A new Australian startup is aiming to make it easier to find people and businesses online through a new geo-location name register service, and it has the backing of Internode founder Simon Hackett.
Geepers was created by ex-Australian Navy submariner David Whitfield, and has received backing from incubator firm Bluechilli and Hackett. The service is similar to domain name servers providing name addresses for IP addresses, where instead of locating a particular server, the geophysical name server locates a person or business dynamically.
The names are prefixed with an "!" symbol. When a person searches for the !name, they will be given a list of all of their locations. From there, a person can find their home or current location using either the .home or .now suffixes, respectively, after their name. Geepers is currently working to sign up some of the major companies to the service, and there is a policy specifically banning name squatting for particular brands or companies.

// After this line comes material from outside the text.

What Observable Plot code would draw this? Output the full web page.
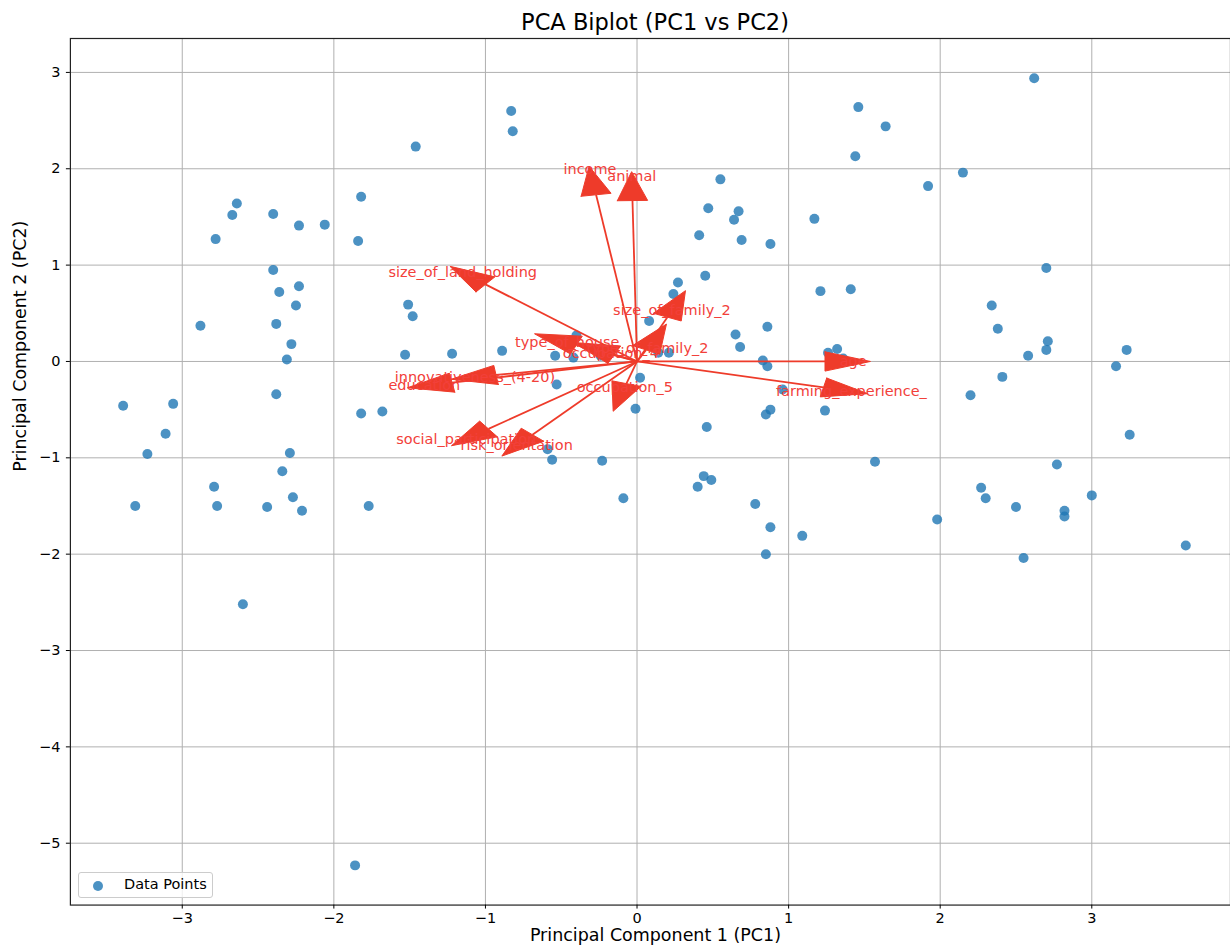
<!DOCTYPE html>
<html>
<head>
<meta charset="utf-8">
<script src="https://cdn.jsdelivr.net/npm/d3@7"></script>
<script src="https://cdn.jsdelivr.net/npm/@observablehq/plot@0.6"></script>
<style>
  html, body { margin: 0; padding: 0; background: #fff; overflow: hidden; }
  #wrap { position: relative; width: 1230px; height: 952px; font-family: "DejaVu Sans", sans-serif; }
  #title { height: 37px; width: 1310px; text-align: center; font-size: 22.5px; line-height: 26px; box-sizing: border-box; color: #000; }
  #title span { position: relative; top: 9px; }
  #legend { position: absolute; left: 78px; top: 872px; width: 135px; height: 26px; border: 1px solid #cccccc; border-radius: 3px; background: rgba(255,255,255,0.8); box-sizing: border-box; font-size: 14.5px; color: #000; }
  #legend .dot { position: absolute; left: 14px; top: 8px; width: 10px; height: 10px; border-radius: 50%; background: #1f77b4; opacity: 0.8; }
  #legend .lbl { position: absolute; left: 45px; top: 3px; }
</style>
</head>
<body>
<div id="wrap">
  <div id="title"><span>PCA Biplot (PC1 vs PC2)</span></div>
  <div id="chart"></div>
  <div id="legend"><div class="dot"></div><div class="lbl">Data Points</div></div>
</div>
<script>
// ---- Data: principal component scores ----
const pc1 = [
  -3.39, -3.06, -3.11, -3.23, -3.31, -2.88, -2.78, -2.67, -2.64, -2.79,
  -2.77, -2.60, -2.40, -2.40, -2.36, -2.38, -2.38, -2.31, -2.28, -2.29,
  -2.34, -2.27, -2.44, -2.21, -2.23, -2.25, -2.23, -2.06, -1.84, -1.82,
  -1.82, -1.68, -1.77, -1.86, -1.46, -1.51, -1.48, -1.53, -1.22, -0.89,
  -0.83, -0.82, -0.59, -0.56, -0.53, -0.54, -0.42, -0.40, -0.23, -0.09,
  -0.01, 0.02, 0.08, 0.14, 0.21, -0.24, 0.24, 0.27, 0.41, 0.47,
  0.55, 0.45, 0.64, 0.67, 0.69, 0.65, 0.68, 0.40, 0.44, 0.49,
  0.46, 0.88, 0.86, 0.83, 0.86, 0.88, 0.85, 0.78, 0.88, 0.85,
  0.96, 1.09, 1.17, 1.21, 1.41, 1.24, 1.26, 1.32, 1.36, 1.46,
  1.44, 1.64, 1.57, 1.92, 2.15, 1.98, 2.20, 2.34, 2.38, 2.41,
  2.27, 2.30, 2.50, 2.55, 2.58, 2.62, 2.70, 2.71, 2.70, 2.77,
  2.82, 2.82, 3.00, 3.16, 3.23, 3.25, 3.62
];
const pc2 = [
  -0.46, -0.44, -0.75, -0.96, -1.50, 0.37, 1.27, 1.52, 1.64, -1.30,
  -1.50, -2.52, 1.53, 0.95, 0.72, 0.39, -0.34, 0.02, 0.18, -0.95,
  -1.14, -1.41, -1.51, -1.55, 0.78, 0.58, 1.41, 1.42, 1.25, 1.71,
  -0.54, -0.52, -1.50, -5.23, 2.23, 0.59, 0.47, 0.07, 0.08, 0.11,
  2.60, 2.39, -0.91, -1.02, -0.24, 0.06, 0.04, 0.27, -1.03, -1.42,
  -0.49, -0.17, 0.42, 0.09, 0.09, 0.06, 0.70, 0.82, 1.31, 1.59,
  1.89, 0.89, 1.47, 1.56, 1.26, 0.28, 0.15, -1.30, -1.19, -1.23,
  -0.68, 1.22, 0.36, 0.01, -0.05, -0.50, -0.55, -1.48, -1.72, -2.00,
  -0.29, -1.81, 1.48, 0.73, 0.75, -0.51, 0.09, 0.13, 0.03, 2.64,
  2.13, 2.44, -1.04, 1.82, 1.96, -1.64, -0.35, 0.58, 0.34, -0.16,
  -1.31, -1.42, -1.51, -2.04, 0.06, 2.94, 0.12, 0.21, 0.97, -1.07,
  -1.55, -1.61, -1.39, -0.05, 0.12, -0.76, -1.91
];

// ---- Data: variable loadings (arrows) ----
const varNames = [
  "income", "animal", "size_of_land_holding", "size_of_family_2",
  "type_of_house", "type_of_family_2", "occupation_4", "occupation_5",
  "innovativeness_(4-20)", "education", "social_participation",
  "risk_orientation", "age", "farming_experience_"
];
const loadPC1 = [-0.27, -0.03, -1.00, 0.20, -0.40, 0.06, -0.15, -0.07, -0.93, -1.22, -0.98, -0.69, 1.24, 1.23];
const loadPC2 = [1.73, 1.67, 0.80, 0.46, 0.17, 0.12, 0.07, -0.23, -0.14, -0.22, -0.70, -0.76, 0.00, -0.27];

// ---- Tick values ----
const xTicks = [-3, -2, -1, 0, 1, 2, 3];
const yTicks = [-5, -4, -3, -2, -1, 0, 1, 2, 3];

// ---- Build tables ----
const points = pc1.map((v, i) => ({x: v, y: pc2[i]}));
const arrows = varNames.map((n, i) => ({name: n, x: loadPC1[i], y: loadPC2[i]}));

// arrow heads as in matplotlib (data units): head_width 0.2, head_length 0.3
const headWidth = 0.2, headLength = 0.3, labelScale = 1.15;
const heads = [];
for (const a of arrows) {
  const len = Math.hypot(a.x, a.y);
  const ux = a.x / len, uy = a.y / len;
  const nx = -uy, ny = ux;
  const tip = {x: a.x + headLength * ux, y: a.y + headLength * uy};
  const l = {x: a.x + nx * headWidth / 2, y: a.y + ny * headWidth / 2};
  const r = {x: a.x - nx * headWidth / 2, y: a.y - ny * headWidth / 2};
  for (const p of [l, tip, r, l]) heads.push({name: a.name, x: p.x, y: p.y});
}

const arrowColor = "#ee3b2a";
const textColor = "#f2403a";
const intFmt = d => (d < 0 ? "\u2212" : "") + Math.abs(d).toString();

const chart = Plot.plot({
  width: 1232,
  height: 915,
  marginTop: 1,
  marginLeft: 70,
  marginRight: 0,
  marginBottom: 46,
  style: {fontFamily: "DejaVu Sans, sans-serif", fontSize: "14.5px", background: "#fff", color: "#000"},
  x: {domain: [-3.738, 3.915]},
  y: {domain: [-5.642, 3.352]},
  marks: [
    Plot.gridX(xTicks, {stroke: "#b0b0b0", strokeOpacity: 1, strokeWidth: 1}),
    Plot.gridY(yTicks, {stroke: "#b0b0b0", strokeOpacity: 1, strokeWidth: 1}),
    Plot.dot(points, {x: "x", y: "y", r: 5, fill: "#1f77b4", fillOpacity: 0.8, stroke: null}),
    Plot.link(arrows, {x1: d => 0, y1: d => 0, x2: "x", y2: "y", stroke: arrowColor, strokeWidth: 1.8}),
    Plot.line(heads, {x: "x", y: "y", z: "name", fill: arrowColor, stroke: arrowColor, strokeWidth: 1, curve: "linear"}),
    Plot.text(arrows, {x: d => d.x * labelScale, y: d => d.y * labelScale, text: "name", fill: textColor, fontSize: 14.5, textAnchor: "middle"}),
    Plot.frame({stroke: "#222", strokeWidth: 1.2}),
    Plot.axisX(xTicks, {tickSize: 4, tickPadding: 4, label: null, fontSize: 14.5, stroke: "#000", tickFormat: intFmt}),
    Plot.axisY(yTicks, {tickSize: 4, tickPadding: 6, label: null, fontSize: 14.5, stroke: "#000", tickFormat: intFmt}),
    Plot.text(["Principal Component 1 (PC1)"], {frameAnchor: "bottom", dx: 5, dy: 36, fontSize: 17.5, fill: "#000"}),
    Plot.text(["Principal Component 2 (PC2)"], {frameAnchor: "left", dx: -50, rotate: -90, fontSize: 17.5, fill: "#000"})
  ]
});
document.getElementById("chart").appendChild(chart);
</script>
</body>
</html>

Whitfield admits that there are many services offering similar sorts of location-based tracking services, but said that Geepers brings it all together.
"Virtually everything we do you can already do at some level, but there's no structure and organisation behind it. We're building that structure and organisation," Whitfield told ZDNet.
Hackett said he was drawn to the company because he saw the gap in the market for a geophysical name service.
"There's a genuine gap here. There are lots of ways to try and find people, we're used to Google Maps doing a pretty heuristic job of finding something, we're not really well equipped with the fact that there's still a lot of guesswork there," he said.
"The interest here for me is a new naming space, where I can give you a name to find me, my office, or whatever else I want, and reliably know you'll find me."
The company has been in existence since 2012, and Whitfield said that there are approximately 1,000 users currently accessing a beta of the service that uses Google Maps to display its location information. The company has also pre-loaded address information for thousands of businesses.
One aspect of the service that could have particular benefits for online shoppers who alternate between having couriers deliver to work and home is that the service will let users set their current location to businesses for real-time deliveries. Geepers is about to commence a trial using the service Fastway Couriers within the Sydney metro area to test out how the service could potentially change how courier deliveries are done.
The key to driving take-up will be making the Geepers platform open, allowing anyone to develop applications. Dedicated iOS and Android apps will be released in mid August, but Hackett said Geepers would like to see others develop their own uses for the service, including in-car navigation.
"These things don't get popular unless they're easy to use. The whole intention is that people end up building this into their own apps."
Whitfield said that Geepers is already in talks with two of the biggest business mapping companies in the world — TomTom and NavTeq — to get off Google Maps and help monetise the company with its own advertising.
"We're going with Google Maps at launch, because it is easy, but eventually we want the actual Geepers mapping to be in there from either NavTeq or TomTom, because at the moment you're seeing Google's paid ads; we want those to be our ads, but we want to keep it as uncluttered as possible," he said.
Whitfield said that in the short term, Geepers will look to go back to market around the end of 2013 in an attempt to grow globally, and then said that in the medium term, the company will look to be bought out or float, depending on its success.